A 2020 International Olympic Committee survey of more than 3,000 athletes worldwide found that 50% of respondents labeled “keeping myself motivated” as a major challenge and nearly a third said managing their mental health was difficult too. However, Meyer thinks that the athletes in Tokyo shouldn't have as big of a problem with motivation.

"I would suspect that motivation is not going to be an issue for them. Once the qualifications happened and they got their ticket stamped to go to Tokyo, I think they're motivated and ready to perform," she says.

Athletes are trained to compartmentalize and block out distractions to perform during a game, and Meyer says they've used this extra time to also strengthen and condition their minds. Just as athletes have adapted their workouts to be at home or virtually with their teammates, they've also trained more in mental visualization and imagery and stress reduction or concentration techniques.

"We really tried to find competitive advantages working on things that we might not typically get a chance to work on," notes Meyer.

One major difference of the Tokyo Olympics is the lack of spectators in the stands. While it will make for a different experience for fans of the games, Meyer says athletes have been dealing with this environment and lack of normal support for some time — from local little leagues to professional sports.

"I'm labeling this 'F-cubed': friends, family and fans," she says. "I think that has been good lead up and good practice to what they're facing in Tokyo because their friends and family can't come and watch them and there are few, if any, fans there... [so] getting back into that environment in Tokyo will be easier."

Meyer says that one of her athletes said the lack of spectators made the Olympics seem like, "Just another game, just another competition because they wouldn't normally get over-the-top support. And so this just seemed really normal, less stressful and she was more able to concentrate in that environment."

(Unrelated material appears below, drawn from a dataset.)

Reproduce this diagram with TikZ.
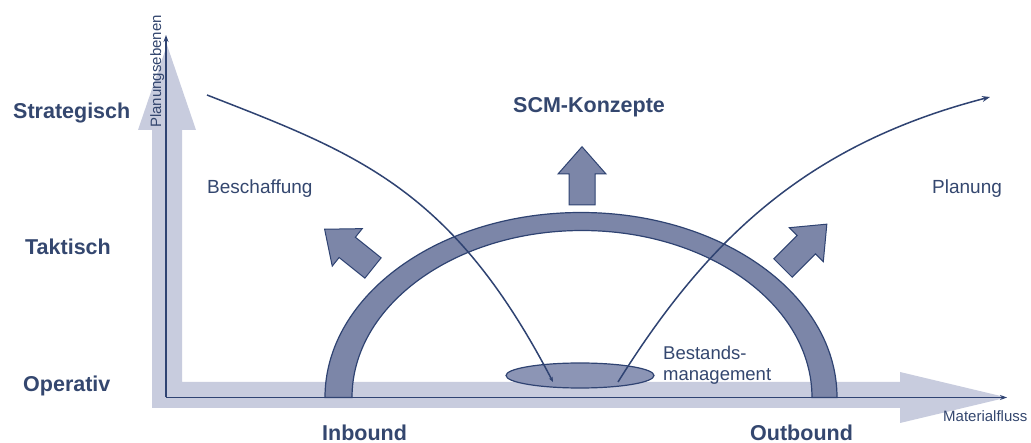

Meyer says there is another element of COVID anxiety, especially for athletes in a team sport. She says this goes beyond not knowing the long-term physical and health implications if you get the virus to continue elite participation in your sport. If you are identified as a close contact of someone who has the virus, your entire team may need to quarantine, which will impact your training and competition schedule.

Along with this anxiety is a greater sense of guilt if you do test positive, notes Meyer. "We're gonna see sort of that little contact tracing. I mean there's so much to keep an eye on in the pools and in the pitches, but there's also some of this background that's just unique. We're not used to seeing this in a competitive environment," she says.

With all these variables impacting the 2020 Olympics, Meyer has no doubt that there will be studies into the future of both athletic performance and mental health. "I think there will certainly be a lot of retrospective research conducted trying to identify the factors that certainly were contributors to people's ability to be successful so that we can keep doing those things in the future," she says.

Likewise, they'll look at what contributed to athletes and staff getting off-track to avoid them. For now, Meyer encourages being students of the game and cheering for the athletes who have waited so long to compete on the global stage.